An Interview with Dr. Pat Palmer,

author of

"I wish I could hold your hand..."

A Child's Guide to Grief and Loss


  Do children experience grief?  
Yes, they certainly do. Often adults are too upset themselves to notice a child's grief. Children can become more withdrawn, quieter, less demanding when they are overwhelmed with feelings. They may not have the vocabulary to describe feelings of sadness or loss, but they still have the feelings.
 


  What can I do as a parent (grandparent, counselor, relative, therapist) to help the child?

There are many things you can do. The first is to pay attention to the child. Notice if there has been a change in behavior — perhaps bed wetting or sleeping more or nightmares, whining, etc.

Second, be there for your child. Be present. Listen to him or her. When a loved one goes away, the child often thinks it is because he or she caused it... by being bad or misbehaving in some way. Please reassure the child it is not his or her fault; he or she didn't cause the accident, the death, the person going away.

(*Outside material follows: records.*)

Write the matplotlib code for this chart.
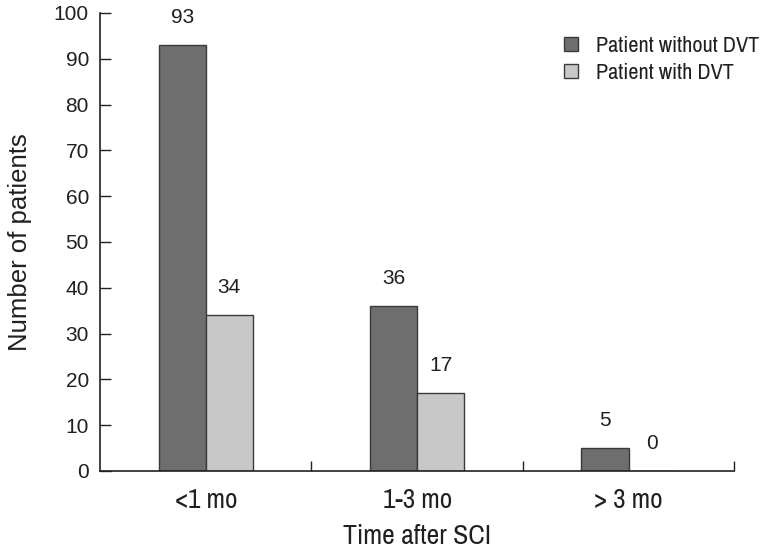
import numpy as np
import matplotlib
matplotlib.use('Agg')
from matplotlib import pyplot as plt
from matplotlib import font_manager

categories = ['<1 mo', '1-3 mo', '> 3 mo']
without_dvt = [93, 36, 5]
with_dvt = [34, 17, 0]
series_names = ['Patient without DVT', 'Patient with DVT']

# pick a condensed face if one is installed
names = sorted({f.name for f in font_manager.fontManager.ttflist})
narrow = [n for n in names if 'Narrow' in n or 'Condensed' in n]
cond = narrow[0] if narrow else 'Liberation Sans'
plain = 'Liberation Sans'
plt.rcParams['font.family'] = [cond, 'DejaVu Sans']
ink = '#231f20'

fig = plt.figure(figsize=(7.67, 5.53), dpi=100)
ax = fig.add_axes([0.1304, 0.1483, 0.827, 0.8282])

x = np.arange(len(categories))
w = 0.223
dark = '#6e6e6e'
light = '#c8c8c8'
b1 = ax.bar(x - w / 2, without_dvt, w, color=dark, edgecolor='#3a3a3a', linewidth=1, label=series_names[0])
b2 = ax.bar(x + w / 2, with_dvt, w, color=light, edgecolor='#3a3a3a', linewidth=1, label=series_names[1])

for bars, vals in [(b1, without_dvt), (b2, with_dvt)]:
    for b, v in zip(bars, vals):
        ax.annotate(str(v), (b.get_x() + b.get_width() / 2, v), xytext=(0, 13),
                    textcoords='offset points', ha='center', va='bottom',
                    fontsize=15, family=plain, color=ink)

ax.set_xlim(-0.5, 2.5)
ax.set_ylim(0, 100)
ax.set_yticks(range(0, 101, 10))
ax.set_yticklabels([str(t) for t in range(0, 101, 10)], family=plain, fontsize=15, color=ink)
ax.set_xticks([0, 1, 2])
ax.set_xticklabels(categories, fontsize=19.5, color=ink)
ax.set_xticks([0.5, 1.5, 2.5], minor=True)
ax.tick_params(axis='x', which='major', length=0, pad=12)
ax.tick_params(axis='x', which='minor', direction='in', length=7, width=1, color=ink)
ax.tick_params(axis='y', direction='in', length=8, width=1, color=ink, pad=8)

for s in ['top', 'right']:
    ax.spines[s].set_visible(False)
for s in ['left', 'bottom']:
    ax.spines[s].set_color(ink)
    ax.spines[s].set_linewidth(1.2)

ax.set_ylabel('Number of patients', fontsize=18.5, family=plain, color=ink, labelpad=16)
ax.set_xlabel('Time after SCI', fontsize=20, color=ink, labelpad=8)

ax.legend(loc='upper left', bbox_to_anchor=(0.70, 0.994), frameon=False, fontsize=16,
          handlelength=0.65, handleheight=0.65, handletextpad=0.8, labelspacing=0.32,
          labelcolor=ink)

plt.savefig('out.png', dpi=100)
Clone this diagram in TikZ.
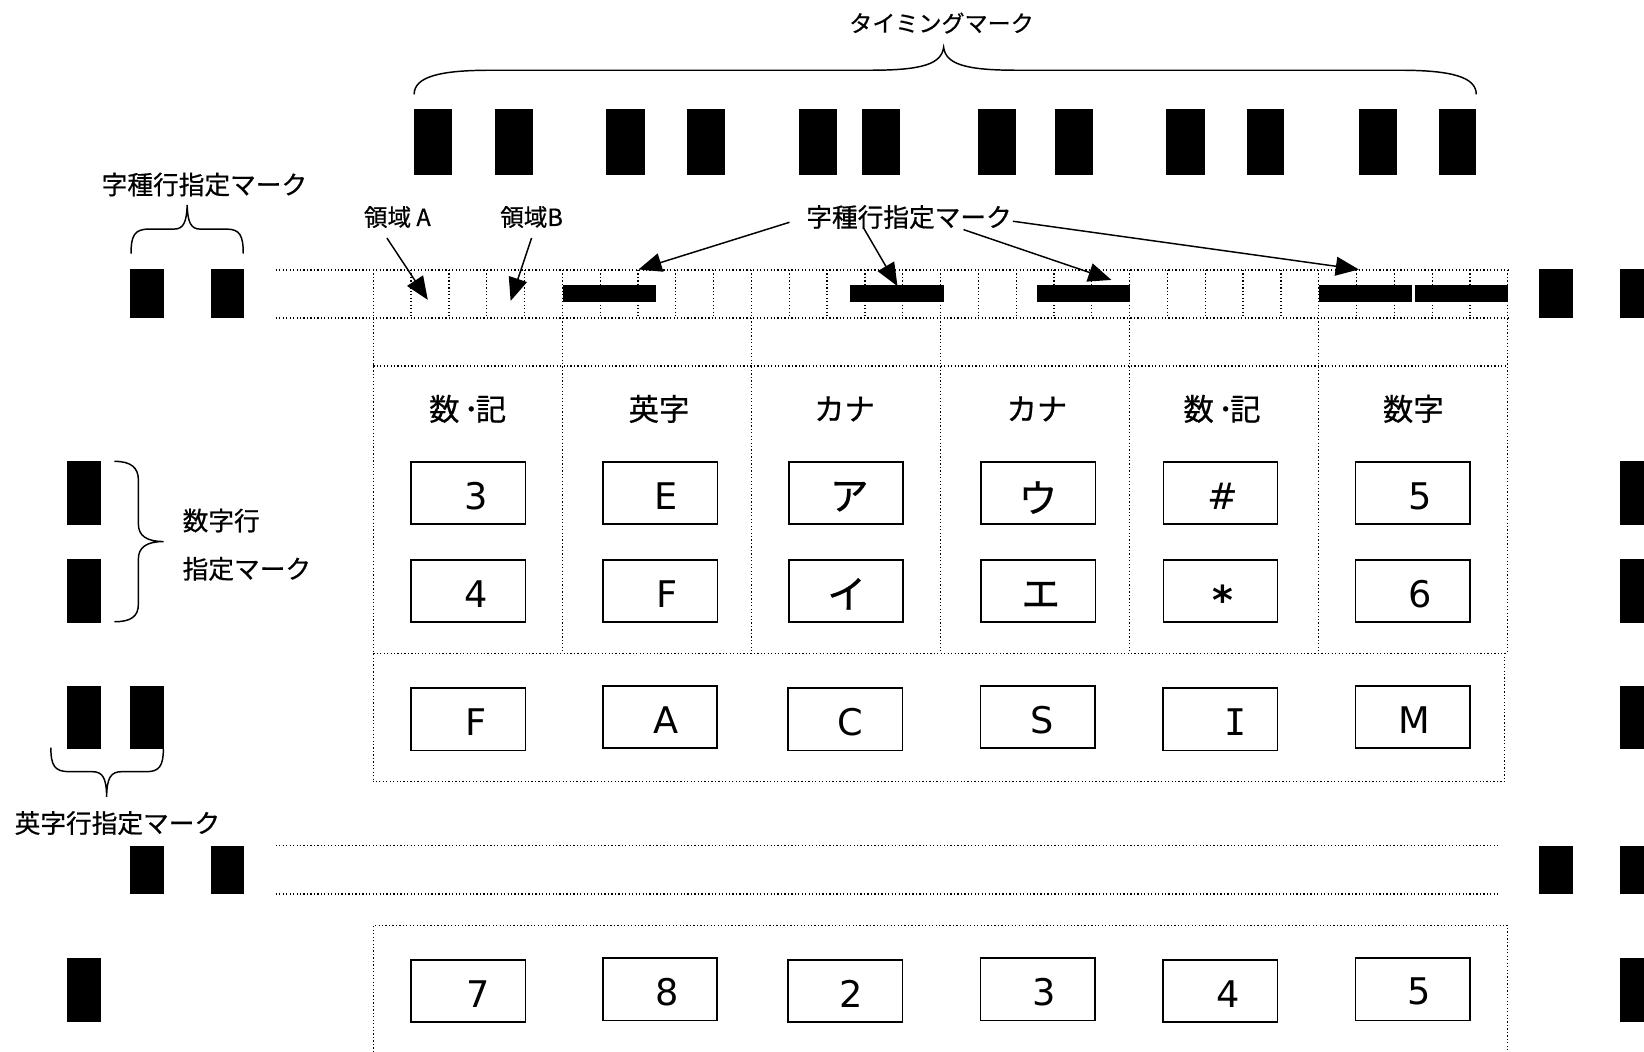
\documentclass[tikz,border=0pt]{standalone}
\usepackage{fontspec}
\setmainfont{Noto Sans CJK JP}[FakeBold=0.6]
\newfontfamily\latfont{DejaVu Sans}
\newfontfamily\latmono{DejaVu Sans Mono}
\usetikzlibrary{arrows.meta}
\begin{document}
\begin{tikzpicture}[x=1pt,y=-1pt,
  dotln/.style={line width=1.2pt, dash pattern=on 1.2pt off 2.1pt},
  keybox/.style={draw=black, line width=1.5pt, inner sep=0pt, minimum width=109pt, minimum height=59.5pt},
  boxtxt/.style={font=\latfont\fontsize{35}{40}\selectfont, inner sep=0pt},
  kanatxt/.style={font=\fontsize{37}{40}\selectfont, inner sep=0pt},
  hdr/.style={font=\fontsize{29}{32}\selectfont, inner sep=0pt},
  lbl/.style={font=\fontsize{24.5}{28}\selectfont, inner sep=0pt},
  slbl/.style={font=\fontsize{22.5}{26}\selectfont, inner sep=0pt},
  arr/.style={line width=1.4pt, -{Triangle[length=22pt,width=18pt]}},
  brc/.style={line width=1.4pt},
]
\path[use as bounding box] (0,0) rectangle (1568,1003);
\clip (0,0) rectangle (1568,1003);

% ---------- timing marks ----------
\foreach \a/\b in {395/431,472/508,578/615,655/691,762/798,822/858,933/969,1006/1042,1112/1149,1189/1225,1296/1332,1372/1408}
  \fill (\a,104) rectangle (\b,166.5);
\draw[brc] (395,90) .. controls (395,73) and (420,67) .. (468,67) -- (830,67)
  .. controls (880,67) and (898,61) .. (900,45)
  .. controls (902,61) and (920,67) .. (970,67) -- (1335,67)
  .. controls (1383,67) and (1408,73) .. (1408,90);
\node[slbl, font=\fontsize{22}{26}\selectfont] (timing) at (898,22) {タイミングマーク};

% ---------- left / right marks ----------
\fill (124,257) rectangle (156,303);
\fill (201,257) rectangle (233,303);
\fill (1468,257) rectangle (1500,303);
\fill (1545,257) rectangle (1577,303);
\fill (64,440) rectangle (96,500.5);
\fill (64,533.5) rectangle (96,594);
\fill (1545,440) rectangle (1577,500.5);
\fill (1545,533.5) rectangle (1577,594);
\fill (64,654) rectangle (96,714.5);
\fill (124,654) rectangle (156,714.5);
\fill (1545,654) rectangle (1577,714.5);
\fill (124,806.5) rectangle (156,853);
\fill (201,806.5) rectangle (233,853);
\fill (1468,806.5) rectangle (1500,853);
\fill (1545,806.5) rectangle (1577,853);
\fill (64,914) rectangle (96,974.5);
\fill (1545,914) rectangle (1577,974.5);

% ---------- left labels and braces ----------
\node[lbl] (lblL) at (195,176) {字種行指定マーク};
\draw[brc] (125,242) .. controls (125,225) and (128,218.5) .. (142,218.5) -- (166,218.5)
  .. controls (175,218.5) and (178,212) .. (178.5,195.5)
  .. controls (179,212) and (182,218.5) .. (191,218.5) -- (216,218.5)
  .. controls (229,218.5) and (232,225) .. (232,242);

\draw[brc] (109,440) .. controls (125,440) and (132,446) .. (132,458) -- (132,500)
  .. controls (132,511) and (140,516.5) .. (156,516.5)
  .. controls (140,516.5) and (132,522) .. (132,533) -- (132,576)
  .. controls (132,588) and (125,593) .. (109,593);
\node[lbl, anchor=west] (numA) at (174,496.5) {数字行};
\node[lbl, anchor=west] (numB) at (174,542.5) {指定マーク};

\draw[brc] (48.5,713) .. controls (48.5,730) and (52,736) .. (66,736) -- (88,736)
  .. controls (98,736) and (101.5,742) .. (101.7,760)
  .. controls (102,742) and (105.5,736) .. (116,736) -- (140,736)
  .. controls (152,736) and (155.8,730) .. (155.8,714.5);
\node[lbl] (eiji) at (112,785) {英字行指定マーク};

% ---------- row 1 grid ----------
\draw[dotln] (263,257.5) -- (1438,257.5);
\draw[dotln] (263,303.3) -- (1438,303.3);
\foreach \k in {0,...,30}
  \draw[dotln] ({356+\k*36.07},257.5) -- ({356+\k*36.07},303.3);
\foreach \k in {1,...,5}
  \draw[dotln] ({356+5*\k*36.07},303.3) -- ({356+5*\k*36.07},623);
\draw[dotln] (356,257.5) -- (356,745.5);
\draw[dotln] (1438,257.5) -- (1438,623);
\draw[dotln] (356,349) -- (1438,349);
\draw[dotln] (356,623) -- (1436,623);
\draw[dotln] (1435,623) -- (1435,745.5) -- (356,745.5);

\fill (537,272) rectangle (626,288.5);
\fill (811,272) rectangle (900.5,288.5);
\fill (989,272) rectangle (1078,288.5);
\fill (1257.6,272) rectangle (1347,288.5);
\fill (1349.2,272) rectangle (1438.6,288.5);

% ---------- region labels and arrows ----------
\node[slbl] (ryA) at (379,207) {領域 A};
\node[slbl] (ryB) at (507,207) {領域B};
\coordinate (sA) at (369,227);
\coordinate (tA) at (408,286);
\coordinate (sB) at (507,227);
\coordinate (tB) at (487,287);
\draw[arr] (sA) -- (tA);
\draw[arr] (sB) -- (tB);

\node[lbl] (lblM) at (867,207) {字種行指定マーク};
\coordinate (s1) at (753,212);
\coordinate (s2) at (824,218);
\coordinate (s3) at (919,219);
\coordinate (s4) at (966,211);
\coordinate (t1) at (609,257);
\coordinate (t2) at (856,273);
\coordinate (t3) at (1060,267);
\coordinate (t4) at (1296,257);
\draw[arr] (s1) -- (t1);
\draw[arr] (s2) -- (t2);
\draw[arr] (s3) -- (t3);
\draw[arr] (s4) -- (t4);

% ---------- headers ----------
\node[hdr] (h1) at (446,390) {数\kern4pt･\kern-3pt記};
\node[hdr] (h2) at (628.5,390) {英字};
\node[hdr] (h3) at (805.5,390) {カナ};
\node[hdr] (h4) at (989,390) {カナ};
\node[hdr] (h5) at (1165.5,390) {数\kern4pt･\kern-3pt記};
\node[hdr] (h6) at (1348,390) {数字};

% ---------- key boxes ----------
\node[keybox] (a1) at (446.6,470.2) {};
\node[keybox] (a2) at (629.7,470.2) {};
\node[keybox] (a3) at (806.8,470.2) {};
\node[keybox] (a4) at (990.2,470.2) {};
\node[keybox] (a5) at (1164,470.2) {};
\node[keybox] (a6) at (1347.4,470.2) {};
\node[keybox] (b1) at (446.6,563.6) {};
\node[keybox] (b2) at (629.7,563.6) {};
\node[keybox] (b3) at (806.8,563.6) {};
\node[keybox] (b4) at (990.2,563.6) {};
\node[keybox] (b5) at (1164,563.6) {};
\node[keybox] (b6) at (1347.4,563.6) {};
\node[boxtxt] (ta1) at (454.6,473.4) {3};
\node[boxtxt] (ta2) at (635.3,473.4) {E};
\node[kanatxt] (ta3) at (810,473.7) {ア};
\node[kanatxt] (ta4) at (990,474.5) {ウ};
\node[boxtxt] (ta5) at (1166.3,473.4) {\#};
\node[boxtxt] (ta6) at (1354.3,473.4) {5};
\node[boxtxt] (tb1) at (454.6,566.8) {4};
\node[boxtxt] (tb2) at (635.8,566.8) {F};
\node[kanatxt] (tb3) at (807.5,566.5) {イ};
\node[kanatxt] (tb4) at (992.7,567.3) {エ};
\node[boxtxt, font=\latfont\bfseries\fontsize{38}{40}\selectfont] (tb5) at (1166,572) {*};
\node[boxtxt] (tb6) at (1354.3,566.8) {6};
% FACSIM row
\node[keybox] (c1) at (446.5,686) {};
\node[keybox] (c2) at (629.5,683.9) {};
\node[keybox] (c3) at (806.1,686) {};
\node[keybox] (c4) at (989.6,683.9) {};
\node[keybox] (c5) at (1163.8,686) {};
\node[keybox] (c6) at (1347.3,683.9) {};
\node[boxtxt] (tc1) at (453.9,689) {F};
\node[boxtxt] (tc2) at (635.5,687) {A};
\node[boxtxt] (tc3) at (810.7,689) {C};
\node[boxtxt] (tc4) at (993.9,687) {S};
\node[boxtxt, font=\latmono\fontsize{35}{40}\selectfont] (tc5) at (1178,689) {I};
\node[boxtxt] (tc6) at (1348.5,687) {M};
% bottom numeric row
\node[keybox] (d1) at (446.5,945.2) {};
\node[keybox] (d2) at (629.5,943.5) {};
\node[keybox] (d3) at (806.1,945.2) {};
\node[keybox] (d4) at (989.6,943.5) {};
\node[keybox] (d5) at (1163.8,945.2) {};
\node[keybox] (d6) at (1347.3,943.5) {};
\node[boxtxt] (td1) at (455.8,947.7) {7};
\node[boxtxt] (td2) at (636.6,946) {8};
\node[boxtxt] (td3) at (812,947.7) {2};
\node[boxtxt] (td4) at (995.9,946) {3};
\node[boxtxt] (td5) at (1171.2,947.7) {4};
\node[boxtxt] (td6) at (1354,946) {5};

% ---------- lower dotted lines ----------
\draw[dotln] (263,806.6) -- (1431,806.6);
\draw[dotln] (263,852.7) -- (1431,852.7);
\draw[dotln] (356,1010) -- (356,883) -- (1438,883) -- (1438,1010);
\end{tikzpicture}
\end{document}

Third, this is a time when touching is important. Comfort your child by holding, hugging, rocking, patting, kissing, stroking — such as hair brushing or towel drying.

Fourth, think of special comfort foods that your child likes — such as Jell-O, cereal, ice cream — and prepare it for him or her.

Fifth, ask your child what would help him or her to begin to feel better — maybe a special activity, such as going to the beach, a ride on the merry-go-round, etc.

Sixth, If the sadness lasts longer than four weeks, find a grief counselor for your child.


  Is it a good idea to give your child a comforting stuffed animal or a blanket or a pet?

For the young child a stuffed animal, a comforter on his or her bed, a night light, soft music, and bedtime stories are all good ideas. The child needs to feel safe and be surrounded by soft, comforting things.

Older children who ask for a pet and are capable and responsible enough to take care of it  will probably learn a lot about love and comforting themselves.


  Can children talk about their feelings when they are grieving a loss?

Yes, if you are willing to listen to them patiently. You can ask, "Where does it hurt?" You can even express how you are feeling the grief that the child is feeling. Your child may not have the words to adequately describe these feelings. You can describe your own feelings and help your child to learn the words. Also, pictures can be helpful. With your child you can look at pictures of people who are also hurting.

With older children, just be there for them and let them talk when they feel like it.


  Will my children remember this sadness when they are older?
Yes, probably, if they are older than three or four.


  Do you think the pictures in your book of the little girl grieving would help my three-year-old girl?  

Yes, definitely. You can read the book to your daughter while she looks at the pictures.


  Do you think children go through the stages of grieving the same way
adults do?
Denial, guilt, rage, etc. Yes, they probably do go through a similar progression of feelings.